Requirements: Return all of the data exactly, with nothing left out but the pictures.

Data lines:
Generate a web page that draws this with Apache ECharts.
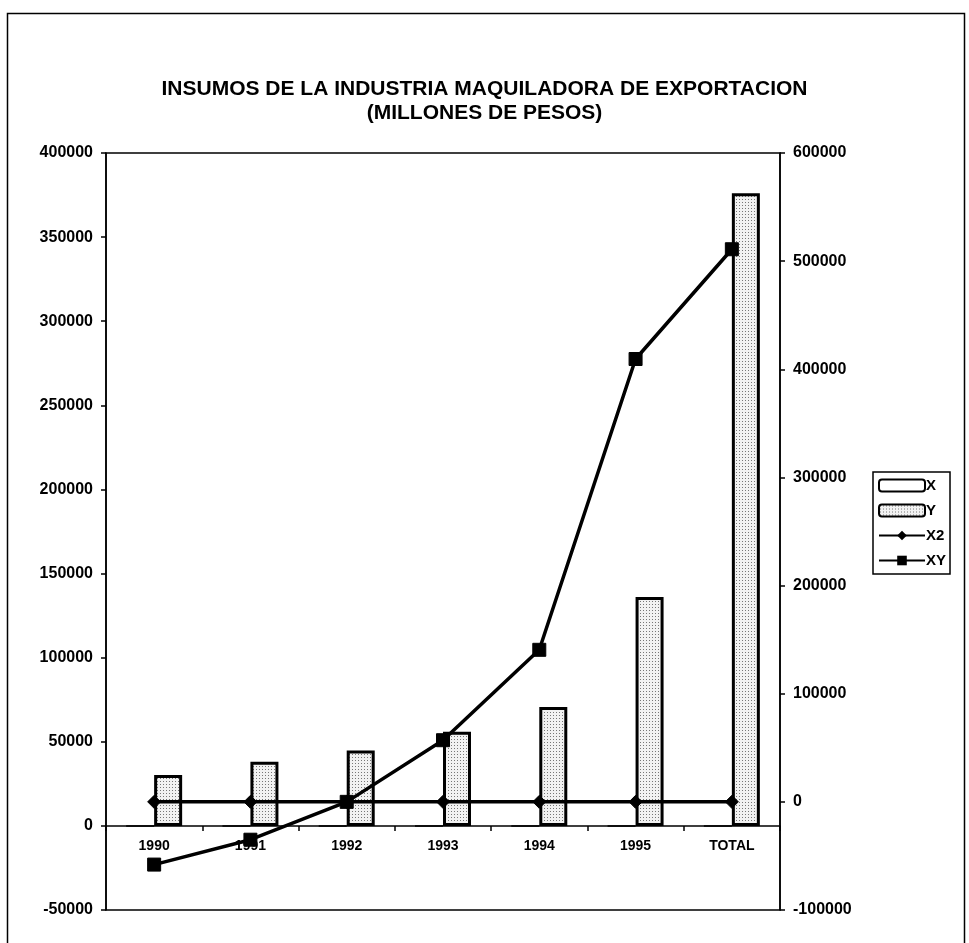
<!DOCTYPE html>
<html>
<head>
<meta charset="utf-8">
<script src="https://cdn.jsdelivr.net/npm/echarts@6/dist/echarts.min.js"></script>
<style>
html,body{margin:0;padding:0;background:#fff;}
#chart{width:969px;height:943px;}
</style>
</head>
<body>
<div id="chart"></div>
<script>
// ---- data ----
const categories = ['1990', '1991', '1992', '1993', '1994', '1995', 'TOTAL'];
const xValues  = [-2, -1, 0, 1, 2, 3, 3];
const yValues  = [30300, 38200, 44800, 56000, 70700, 136100, 376000];
const x2Values = [4, 1, 0, 1, 4, 9, 19];
const xyValues = [-58000, -35000, 0, 57000, 140600, 409500, 511000];
const leftTicks  = { min: -50000, max: 400000, interval: 50000 };
const rightTicks = { min: -100000, max: 600000, interval: 100000 };
const titleText = 'INSUMOS DE LA INDUSTRIA MAQUILADORA DE EXPORTACION\n(MILLONES DE PESOS)';

// stipple pattern for Y bars
const pat = document.createElement('canvas');
pat.width = 3; pat.height = 3;
const pctx = pat.getContext('2d');
pctx.fillStyle = '#f2f2f2'; pctx.fillRect(0, 0, 3, 3);
pctx.fillStyle = '#777'; pctx.fillRect(1, 1, 1, 1);

const FONT = 'Liberation Sans, Arial, sans-serif';
const plain = v => String(v);
const chart = echarts.init(document.getElementById('chart'), null, { renderer: 'canvas' });

chart.setOption({
  animation: false,
  backgroundColor: '#fff',
  graphic: [{
    type: 'rect', shape: { x: 7.5, y: 13.5, width: 957, height: 940 },
    style: { fill: 'none', stroke: '#000', lineWidth: 1.5 }, silent: true, z: -1
  }],
  title: {
    text: titleText, left: 'center', top: 72,
    textStyle: { fontFamily: FONT, fontWeight: 'bold', fontSize: 21, lineHeight: 24, color: '#000', align: 'center' }
  },
  legend: {
    orient: 'vertical', left: 873, top: 472,
    itemWidth: 46, itemHeight: 12, itemGap: 10,
    padding: [6, 4, 6, 5], borderColor: '#000', borderWidth: 1.5,
    textStyle: { fontFamily: FONT, fontWeight: 'bold', fontSize: 15, color: '#000', padding: [0, 0, 0, -4] },
    data: ['X', 'Y', 'X2', 'XY']
  },
  grid: {
    left: 106, right: 189, top: 153, bottom: 33,
    show: true, borderColor: '#000', borderWidth: 1.5
  },
  xAxis: {
    type: 'category', data: categories,
    axisLine: { onZero: true, lineStyle: { color: '#000', width: 1.5 } },
    axisTick: { show: true, length: 5, inside: false, lineStyle: { color: '#000', width: 1.5 } },
    axisLabel: { fontFamily: FONT, fontWeight: 'bold', fontSize: 14, color: '#000', margin: -71 },
    splitLine: { show: false }
  },
  yAxis: [{
    type: 'value', position: 'left',
    min: leftTicks.min, max: leftTicks.max, interval: leftTicks.interval,
    axisLine: { show: true, onZero: false, lineStyle: { color: '#000', width: 1.5 } },
    axisTick: { show: true, length: 5, lineStyle: { color: '#000', width: 1.5 } },
    axisLabel: { fontFamily: FONT, fontWeight: 'bold', fontSize: 16, color: '#000', margin: 13, formatter: plain },
    splitLine: { show: false }
  }, {
    type: 'value', position: 'right',
    min: rightTicks.min, max: rightTicks.max, interval: rightTicks.interval,
    axisLine: { show: true, onZero: false, lineStyle: { color: '#000', width: 1.5 } },
    axisTick: { show: true, length: 5, lineStyle: { color: '#000', width: 1.5 } },
    axisLabel: { fontFamily: FONT, fontWeight: 'bold', fontSize: 16, color: '#000', margin: 13, formatter: plain },
    splitLine: { show: false }
  }],
  series: [{
    name: 'X', type: 'bar', yAxisIndex: 0, data: xValues,
    barWidth: 28, barGap: '0%',
    itemStyle: { color: '#fff', borderColor: '#000', borderWidth: 1.5 }
  }, {
    name: 'Y', type: 'bar', yAxisIndex: 0, data: yValues,
    barWidth: 28, barGap: '0%',
    itemStyle: { color: { image: pat, repeat: 'repeat' }, borderColor: '#000', borderWidth: 3 }
  }, {
    name: 'X2', type: 'line', yAxisIndex: 1, data: x2Values,
    symbol: 'diamond', symbolSize: 13, showAllSymbol: true,
    lineStyle: { color: '#000', width: 3.5 },
    itemStyle: { color: '#000', borderColor: '#000' }, z: 5
  }, {
    name: 'XY', type: 'line', yAxisIndex: 1, data: xyValues,
    symbol: 'rect', symbolSize: 13, showAllSymbol: true,
    lineStyle: { color: '#000', width: 3.5 },
    itemStyle: { color: '#000', borderColor: '#000' }, z: 6
  }]
});
</script>
</body>
</html>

Solution to the problem:
Generate a web page that draws this with Apache ECharts.
<!DOCTYPE html>
<html>
<head>
<meta charset="utf-8">
<script src="https://cdn.jsdelivr.net/npm/echarts@6/dist/echarts.min.js"></script>
<style>
html,body{margin:0;padding:0;background:#fff;}
#chart{width:969px;height:943px;}
</style>
</head>
<body>
<div id="chart"></div>
<script>
// ---- data ----
const categories = ['1990', '1991', '1992', '1993', '1994', '1995', 'TOTAL'];
const xValues  = [-2, -1, 0, 1, 2, 3, 3];
const yValues  = [30300, 38200, 44800, 56000, 70700, 136100, 376000];
const x2Values = [4, 1, 0, 1, 4, 9, 19];
const xyValues = [-58000, -35000, 0, 57000, 140600, 409500, 511000];
const leftTicks  = { min: -50000, max: 400000, interval: 50000 };
const rightTicks = { min: -100000, max: 600000, interval: 100000 };
const titleText = 'INSUMOS DE LA INDUSTRIA MAQUILADORA DE EXPORTACION\n(MILLONES DE PESOS)';

// stipple pattern for Y bars
const pat = document.createElement('canvas');
pat.width = 3; pat.height = 3;
const pctx = pat.getContext('2d');
pctx.fillStyle = '#f2f2f2'; pctx.fillRect(0, 0, 3, 3);
pctx.fillStyle = '#777'; pctx.fillRect(1, 1, 1, 1);

const FONT = 'Liberation Sans, Arial, sans-serif';
const plain = v => String(v);
const chart = echarts.init(document.getElementById('chart'), null, { renderer: 'canvas' });

chart.setOption({
  animation: false,
  backgroundColor: '#fff',
  graphic: [{
    type: 'rect', shape: { x: 7.5, y: 13.5, width: 957, height: 940 },
    style: { fill: 'none', stroke: '#000', lineWidth: 1.5 }, silent: true, z: -1
  }],
  title: {
    text: titleText, left: 'center', top: 72,
    textStyle: { fontFamily: FONT, fontWeight: 'bold', fontSize: 21, lineHeight: 24, color: '#000', align: 'center' }
  },
  legend: {
    orient: 'vertical', left: 873, top: 472,
    itemWidth: 46, itemHeight: 12, itemGap: 10,
    padding: [6, 4, 6, 5], borderColor: '#000', borderWidth: 1.5,
    textStyle: { fontFamily: FONT, fontWeight: 'bold', fontSize: 15, color: '#000', padding: [0, 0, 0, -4] },
    data: ['X', 'Y', 'X2', 'XY']
  },
  grid: {
    left: 106, right: 189, top: 153, bottom: 33,
    show: true, borderColor: '#000', borderWidth: 1.5
  },
  xAxis: {
    type: 'category', data: categories,
    axisLine: { onZero: true, lineStyle: { color: '#000', width: 1.5 } },
    axisTick: { show: true, length: 5, inside: false, lineStyle: { color: '#000', width: 1.5 } },
    axisLabel: { fontFamily: FONT, fontWeight: 'bold', fontSize: 14, color: '#000', margin: -71 },
    splitLine: { show: false }
  },
  yAxis: [{
    type: 'value', position: 'left',
    min: leftTicks.min, max: leftTicks.max, interval: leftTicks.interval,
    axisLine: { show: true, onZero: false, lineStyle: { color: '#000', width: 1.5 } },
    axisTick: { show: true, length: 5, lineStyle: { color: '#000', width: 1.5 } },
    axisLabel: { fontFamily: FONT, fontWeight: 'bold', fontSize: 16, color: '#000', margin: 13, formatter: plain },
    splitLine: { show: false }
  }, {
    type: 'value', position: 'right',
    min: rightTicks.min, max: rightTicks.max, interval: rightTicks.interval,
    axisLine: { show: true, onZero: false, lineStyle: { color: '#000', width: 1.5 } },
    axisTick: { show: true, length: 5, lineStyle: { color: '#000', width: 1.5 } },
    axisLabel: { fontFamily: FONT, fontWeight: 'bold', fontSize: 16, color: '#000', margin: 13, formatter: plain },
    splitLine: { show: false }
  }],
  series: [{
    name: 'X', type: 'bar', yAxisIndex: 0, data: xValues,
    barWidth: 28, barGap: '0%',
    itemStyle: { color: '#fff', borderColor: '#000', borderWidth: 1.5 }
  }, {
    name: 'Y', type: 'bar', yAxisIndex: 0, data: yValues,
    barWidth: 28, barGap: '0%',
    itemStyle: { color: { image: pat, repeat: 'repeat' }, borderColor: '#000', borderWidth: 3 }
  }, {
    name: 'X2', type: 'line', yAxisIndex: 1, data: x2Values,
    symbol: 'diamond', symbolSize: 13, showAllSymbol: true,
    lineStyle: { color: '#000', width: 3.5 },
    itemStyle: { color: '#000', borderColor: '#000' }, z: 5
  }, {
    name: 'XY', type: 'line', yAxisIndex: 1, data: xyValues,
    symbol: 'rect', symbolSize: 13, showAllSymbol: true,
    lineStyle: { color: '#000', width: 3.5 },
    itemStyle: { color: '#000', borderColor: '#000' }, z: 6
  }]
});
</script>
</body>
</html>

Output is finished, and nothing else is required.